Once your funnel is instrumented and channels are validated, the constraint shifts to volume and consistency. This is where Monolit solves a real operational problem: generating the volume of social and content assets needed to keep top-of-funnel active, without pulling founders away from product and sales.
Frequently Asked Questions
How long does it take for a B2B marketing funnel to start generating leads?
For early-stage startups, cold outbound can generate qualified leads within 2 to 4 weeks of launch. Inbound channels like SEO and LinkedIn organic content typically take 3 to 6 months to produce consistent lead flow. Building both in parallel reduces the gap between launch and sustainable pipeline.
What is the most important funnel stage for a B2B startup with under 10 customers?
The middle of funnel is the highest-leverage stage at this point. Most early-stage founders have enough activity at the top to generate awareness, but prospects are leaking because there are no case studies, no nurture sequences, and no structured follow-up. One strong case study and a five-email nurture sequence will often increase close rates more than doubling ad spend.
How many touchpoints does a B2B prospect need before buying?

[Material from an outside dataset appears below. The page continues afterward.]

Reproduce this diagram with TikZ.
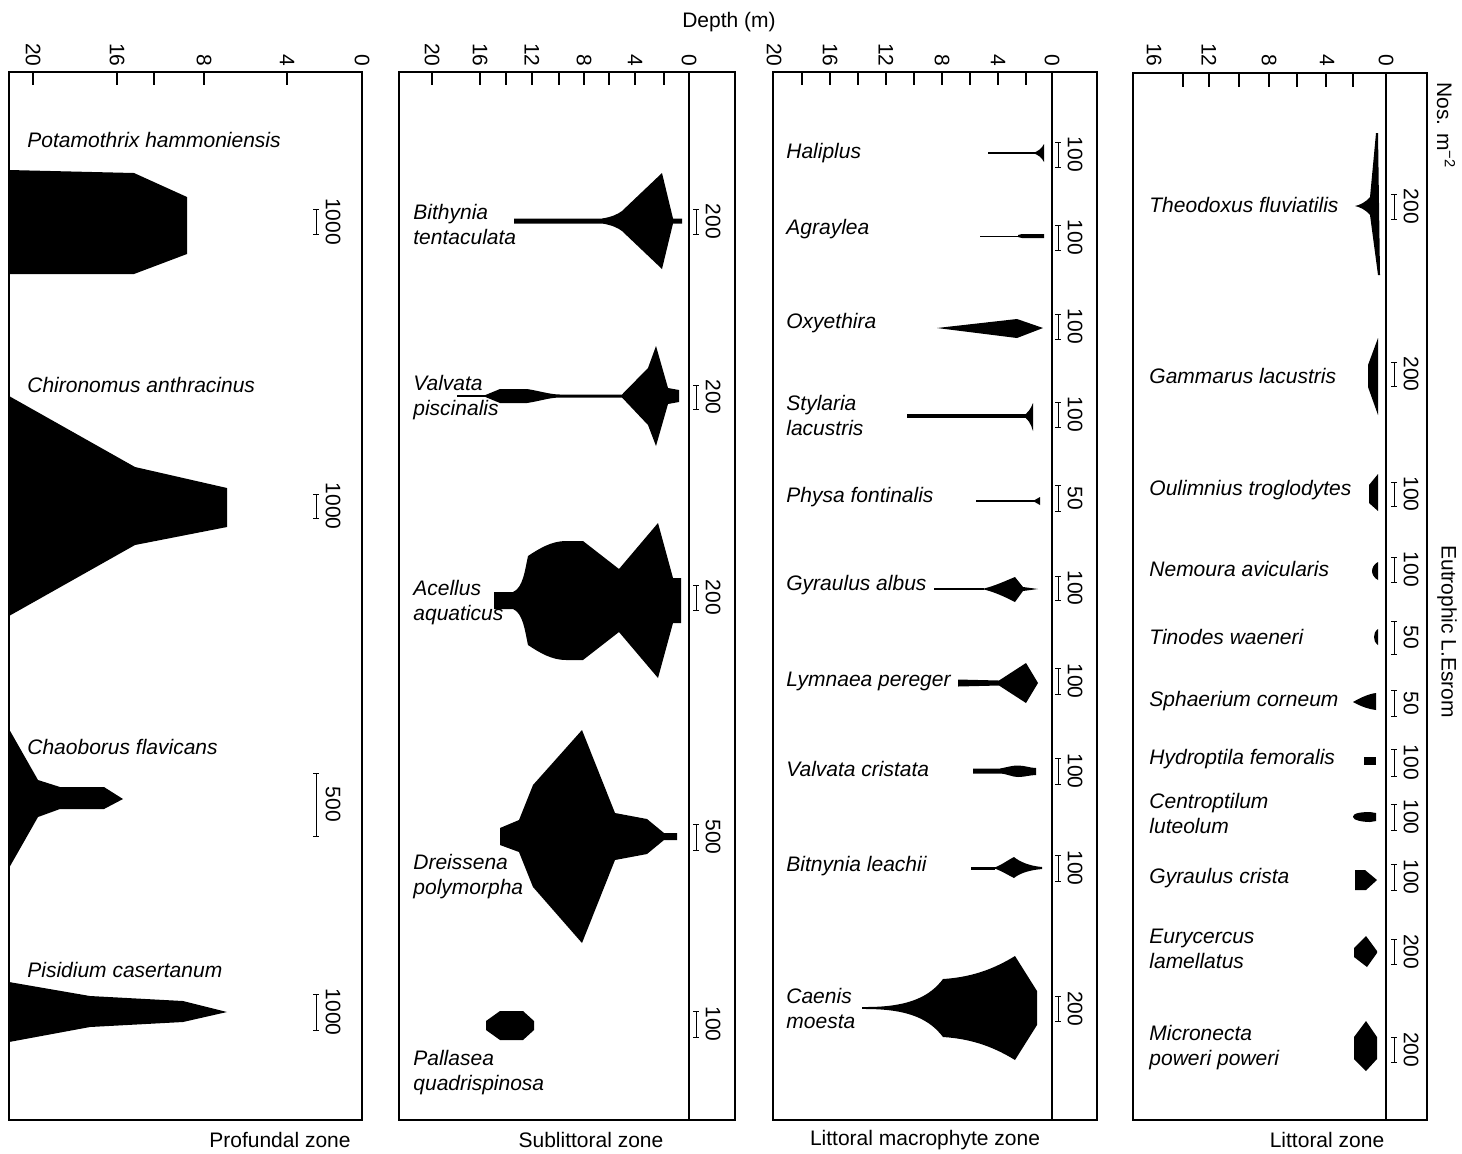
\documentclass[tikz,border=0pt]{standalone}
\usepackage{fontspec}
\setmainfont{Liberation Sans}
\begin{document}
\begin{tikzpicture}[x=0.5pt,y=-0.5pt,
  frame/.style={line width=0.6pt},
  tickmark/.style={line width=0.6pt},
  bar/.style={line width=0.5pt},
  sp/.style={anchor=west,inner sep=0pt,align=left,font=\itshape\fontsize{10.5}{12.5}\selectfont},
  num/.style={rotate=-90,anchor=center,inner sep=0pt,font=\fontsize{10.5}{12.5}\selectfont},
  ticklab/.style={rotate=-90,anchor=east,inner sep=0pt,font=\fontsize{10.5}{12.5}\selectfont},
  zone/.style={anchor=center,inner sep=0pt,font=\fontsize{10.5}{12.5}\selectfont}]
\useasboundingbox (0,0) rectangle (1462,1153);

% scale bar: name, x, top, bottom, value
\newcommand\sbar[5]{%
  \draw[bar] (#2-3,#3) -- (#2+3,#3) (#2,#3) -- (#2,#4) (#2-3,#4) -- (#2+3,#4);
  \node[num] (#1) at ({#2+17},{(#3+#4)/2}) {#5};}

% ---------------- frames and depth axes ----------------
\node[zone] (depth) at (729,22) {Depth (m)};

% Profundal
\draw[frame] (9,72) rectangle (362,1120);
\foreach \x in {33,117,154,204,287} \draw[tickmark] (\x,72) -- (\x,85);
\node[ticklab] (pa) at (33,67) {20};
\node[ticklab] (pb) at (117,67) {16};
\node[ticklab] (pc) at (204,67) {8};
\node[ticklab] (pd) at (287,67) {4};
\node[ticklab] (pe) at (362,67) {0};

% Sublittoral
\draw[frame] (399,72) rectangle (735,1120);
\draw[frame] (689,72) -- (689,1120);
\foreach \x in {432,480,506,532,559,584,609,635,664} \draw[tickmark] (\x,72) -- (\x,85);
\node[ticklab] (sa) at (432,67) {20};
\node[ticklab] (sb) at (480,67) {16};
\node[ticklab] (sc) at (532,67) {12};
\node[ticklab] (sd) at (584,67) {8};
\node[ticklab] (se) at (635,67) {4};
\node[ticklab] (sf) at (689,67) {0};

% Littoral macrophyte
\draw[frame] (773,72) rectangle (1097,1120);
\draw[frame] (1052,72) -- (1052,1120);
\foreach \x in {802,830,858,886,914,942,970,998,1026} \draw[tickmark] (\x,72) -- (\x,85);
\node[ticklab] (ma) at (774,67) {20};
\node[ticklab] (mb) at (830,67) {16};
\node[ticklab] (mc) at (886,67) {12};
\node[ticklab] (md) at (942,67) {8};
\node[ticklab] (me) at (998,67) {4};
\node[ticklab] (mf) at (1052,67) {0};

% Littoral
\draw[frame] (1133,73) rectangle (1427,1120);
\draw[frame] (1386,73) -- (1386,1120);
\foreach \x in {1183,1209,1239,1269,1297,1326,1353} \draw[tickmark] (\x,73) -- (\x,87);
\node[ticklab] (la) at (1154,67) {16};
\node[ticklab] (lb) at (1209,67) {12};
\node[ticklab] (lc) at (1269,67) {8};
\node[ticklab] (ld) at (1327,67) {4};
\node[ticklab] (le) at (1386,67) {0};

\node[rotate=-90,anchor=west,inner sep=0pt,font=\fontsize{10.5}{12.5}\selectfont] (nos) at (1446,82) {Nos. m\textsuperscript{−2}};
\node[rotate=-90,anchor=west,inner sep=0pt,font=\fontsize{10.5}{12.5}\selectfont] (lake) at (1447,545) {Eutrophic L.Esrom};

% zone names
\node[zone] (zprof) at (280,1140) {Profundal zone};
\node[zone] (zsub) at (591,1140) {Sublittoral zone};
\node[zone] (zmac) at (925,1140) {Littoral macrophyte zone};
\node[zone] (zlit) at (1327,1140) {Littoral zone};

% ---------------- Profundal zone ----------------
\node[sp] (potam) at (27,140) {Potamothrix hammoniensis};
\fill (9,170) -- (134,173) -- (187,197) -- (187,254) -- (134,274) -- (9,274) -- cycle;
\sbar{bpotam}{316}{209}{234}{1000}

\node[sp] (chiro) at (27,385) {Chironomus anthracinus};
\fill (9,396) -- (135,467) -- (227,488) -- (227,527) -- (135,545) -- (9,616) -- cycle;
\sbar{bchiro}{316}{494}{518}{1000}

\node[sp] (chaob) at (27,747) {Chaoborus flavicans};
\fill (9,729) -- (38,780) -- (60,787) -- (104,787) -- (123,799) -- (104,809) -- (60,809) -- (38,817) -- (9,868) -- cycle;
\sbar{bchaob}{316}{773}{836}{500}

\node[sp] (pisid) at (27,970) {Pisidium casertanum};
\fill (9,982) -- (90,996) -- (183,1001) -- (227,1012) -- (183,1022) -- (90,1027) -- (9,1042) -- cycle;
\sbar{bpisid}{316}{994}{1030}{1000}

% ---------------- Sublittoral zone ----------------
\node[sp] (bithy) at (413,224.5) {Bithynia\\tentaculata};
\fill (514,218.5) -- (602,218.5) .. controls (612,217) and (618,214) .. (622,211) -- (662,173) -- (673,218.5) -- (682,218.5)
  -- (682,223.5) -- (673,223.5) -- (662,269) -- (622,231) .. controls (618,228) and (612,225) .. (602,223.5) -- (514,223.5) -- cycle;
\sbar{bbithy}{696}{209}{234}{200}

\node[sp] (valpi) at (413,398) {Valvata\\piscinalis};
\draw[line width=0.6pt] (457,396) -- (485,396);
\fill (483,396) -- (500,389) -- (527,389) .. controls (540,391) and (550,394.5) .. (560,394.5) -- (622,394.5) -- (648,368) -- (656,346) -- (668,388) -- (679,390)
  -- (679,402) -- (668,404) -- (656,446) -- (648,425) -- (622,397.5) -- (560,397.5) .. controls (550,397.5) and (540,401) .. (527,403) -- (500,403) -- cycle;
\sbar{bvalpi}{696}{385}{409}{200}

\node[sp] (acell) at (413,602.5) {Acellus\\aquaticus};
\fill (494,592) -- (513,592) .. controls (523,588) and (525,570) .. (528,556) .. controls (540,548) and (552,541) .. (566,541) -- (583,541) -- (619,569) -- (658,523) -- (673,578) -- (681,578)
  -- (681,623) -- (673,623) -- (658,678) -- (619,632) -- (583,660) -- (566,660) .. controls (552,660) and (540,653) .. (528,645) .. controls (525,631) and (523,613) .. (513,609) -- (494,609) -- cycle;
\sbar{bacell}{696}{585}{610}{200}

\node[sp] (dreis) at (413,876.5) {Dreissena\\polymorpha};
\fill (500,828) -- (519,820) -- (533,785) -- (582,730) -- (615,813) -- (647,819) -- (664,833) -- (677,833)
  -- (677,840) -- (664,840) -- (647,854) -- (615,860) -- (582,943) -- (533,887) -- (519,852) -- (500,845) -- cycle;
\sbar{bdreis}{696}{824}{850}{500}

\node[sp] (palla) at (413,1072.5) {Pallasea\\quadrispinosa};
\fill (500,1011) -- (523,1011) -- (534,1021) -- (534,1030) -- (523,1040) -- (500,1040) -- (486,1030) -- (486,1021) -- cycle;
\sbar{bpalla}{696}{1011}{1037}{100}

% ---------------- Littoral macrophyte zone ----------------
\node[sp] (halip) at (786,153) {Haliplus};
\draw[line width=1pt] (988,153) -- (1036,153);
\fill (1032,153) .. controls (1038,152) and (1042,148) .. (1044,144) -- (1044,162) .. controls (1042,158) and (1038,154) .. (1032,153) -- cycle;
\sbar{bhalip}{1058}{142}{167}{100}

\node[sp] (agray) at (786,229) {Agraylea};
\draw[line width=0.5pt] (980,236) -- (1020,236);
\fill (1018,235) -- (1022,234) -- (1044,234) -- (1044,238) -- (1022,238) -- (1018,237) -- cycle;
\sbar{bagray}{1058}{225}{250}{100}

\node[sp] (oxyet) at (786,323) {Oxyethira};
\fill (937,328) -- (1017,319) -- (1043,328) -- (1017,338) -- cycle;
\sbar{boxyet}{1058}{314}{339}{100}

\node[sp] (styla) at (786,415.5) {Stylaria\\lacustris};
\draw[line width=2pt] (907,416) -- (1025,416);
\fill (1022,416) .. controls (1028,414) and (1031,408) .. (1033,403) -- (1033,431) .. controls (1031,424) and (1028,418) .. (1022,416) -- cycle;
\sbar{bstyla}{1058}{402}{427}{100}

\node[sp] (physa) at (786,497) {Physa fontinalis};
\draw[line width=1pt] (976,501) -- (1036,501);
\fill (1033,501) -- (1040,497) -- (1040,505) -- cycle;
\sbar{bphysa}{1058}{485}{511}{50}

\node[sp] (gyral) at (786,585) {Gyraulus albus};
\draw[line width=0.6pt] (934,589) -- (984,589);
\fill (982,589) .. controls (995,586) and (1005,581) .. (1015,577) -- (1023,587) -- (1038,589) -- (1023,591) -- (1015,602) .. controls (1005,597) and (995,592) .. (982,589) -- cycle;
\sbar{bgyral}{1058}{576}{600}{100}

\node[sp] (lymna) at (786,681) {Lymnaea pereger};
\fill (958,679.5) -- (999,680.5) -- (1026,663) -- (1038,683) -- (1026,703) -- (999,685.5) -- (958,686.5) -- cycle;
\sbar{blymna}{1058}{668}{694}{100}

\node[sp] (valcr) at (786,769) {Valvata cristata};
\fill (973,768.5) -- (1000,768.5) .. controls (1008,767) and (1012,765.5) .. (1018,765.5) .. controls (1025,765.5) and (1030,768) .. (1036,768)
  -- (1036,775) .. controls (1030,775) and (1025,777) .. (1018,777) .. controls (1012,777) and (1008,774) .. (1000,773.5) -- (973,773.5) -- cycle;
\sbar{bvalcr}{1058}{758}{784}{100}

\node[sp] (bitny) at (786,866) {Bitnynia leachii};
\draw[line width=1.5pt] (971,868) -- (995,868);
\fill (993,868) .. controls (1000,866) and (1008,860) .. (1014,857) .. controls (1020,862) and (1030,866) .. (1042,867)
  -- (1042,869) .. controls (1030,870) and (1020,873) .. (1014,878) .. controls (1008,875) and (1000,870) .. (993,868) -- cycle;
\sbar{bbitny}{1058}{855}{881}{100}

\node[sp] (caeni) at (786,1008.5) {Caenis\\moesta};
\draw[line width=0.8pt] (862,1008) -- (885,1008);
\fill (866,1007) .. controls (910,1007) and (930,996) .. (943,979) .. controls (975,977) and (997,967) .. (1015,956) -- (1037,991)
  -- (1037,1025) -- (1015,1060) .. controls (997,1049) and (975,1039) .. (943,1037) .. controls (930,1020) and (910,1009) .. (866,1009) -- cycle;
\sbar{bcaeni}{1058}{996}{1021}{200}

% ---------------- Littoral zone ----------------
\node[sp] (theod) at (1149,205) {Theodoxus fluviatilis};
\fill (1376,133) -- (1378,133) -- (1380,275) -- (1378,275) -- (1370,215) .. controls (1366,210) and (1360,207) .. (1355,206)
  .. controls (1360,205) and (1366,202) .. (1370,197) -- cycle;
\sbar{btheod}{1394}{194}{219}{200}

\node[sp] (gamma) at (1149,376) {Gammarus lacustris};
\fill (1378,338) -- (1368,365) -- (1368,387) -- (1378,415) -- cycle;
\sbar{bgamma}{1394}{362}{386}{200}

\node[sp] (oulim) at (1149,490) {Oulimnius troglodytes};
\fill (1378,474) -- (1369,485) -- (1369,503) -- (1378,511) -- cycle;
\sbar{boulim}{1394}{482}{506}{100}

\node[sp] (nemou) at (1149,569) {Nemoura avicularis};
\fill (1378,562) .. controls (1374,564) and (1372,568) .. (1372,571) .. controls (1372,574) and (1374,578) .. (1378,580) -- cycle;
\sbar{bnemou}{1394}{557}{582}{100}

\node[sp] (tinod) at (1149,637) {Tinodes waeneri};
\fill (1378,629) .. controls (1375,631) and (1374,634) .. (1374,637) .. controls (1374,640) and (1375,643) .. (1378,645) -- cycle;
\sbar{btinod}{1394}{621}{654}{50}

\node[sp] (sphae) at (1149,701) {Sphaerium corneum};
\fill (1353,702) .. controls (1360,698) and (1368,694) .. (1376,693) -- (1376,710) .. controls (1368,709) and (1360,706) .. (1353,702) -- cycle;
\sbar{bsphae}{1394}{690}{716}{50}

\node[sp] (hydro) at (1149,759) {Hydroptila femoralis};
\fill (1364,757) rectangle (1376,765);
\sbar{bhydro}{1394}{749}{776}{100}

\node[sp] (centr) at (1149,813) {Centroptilum\\luteolum};
\fill (1353,816.5) .. controls (1353,813) and (1362,812) .. (1370,812) -- (1376,813) -- (1376,821) -- (1370,822) .. controls (1362,822) and (1353,820) .. (1353,817) -- cycle;
\sbar{bcentr}{1394}{804}{830}{100}

\node[sp] (gyrcr) at (1149,878) {Gyraulus crista};
\fill (1355,870) -- (1365,870) -- (1377,880) -- (1366,890) -- (1355,890) -- cycle;
\sbar{bgyrcr}{1394}{864}{890}{100}

\node[sp] (euryc) at (1149,948.5) {Eurycercus\\lamellatus};
\fill (1354,948) -- (1366,936) -- (1377,951) -- (1377,953) -- (1367,967) -- (1354,957) -- cycle;
\sbar{beuryc}{1394}{939}{964}{200}

\node[sp] (micro) at (1149,1047.5) {Micronecta\\poweri poweri};
\fill (1354,1037) -- (1366,1021) -- (1377,1037) -- (1377,1059) -- (1366,1071) -- (1354,1059) -- cycle;
\sbar{bmicro}{1394}{1037}{1062}{200}

\end{tikzpicture}
\end{document}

Research consistently shows 8 to 12 touchpoints before a B2B decision, with higher-priced products requiring more. For early-stage startups selling to mid-market buyers, a realistic sales cycle of 30 to 90 days with 6 to 10 touchpoints across email, LinkedIn, and direct outreach is typical. Building automated nurture sequences ensures touchpoints happen consistently without manual follow-up for every prospect.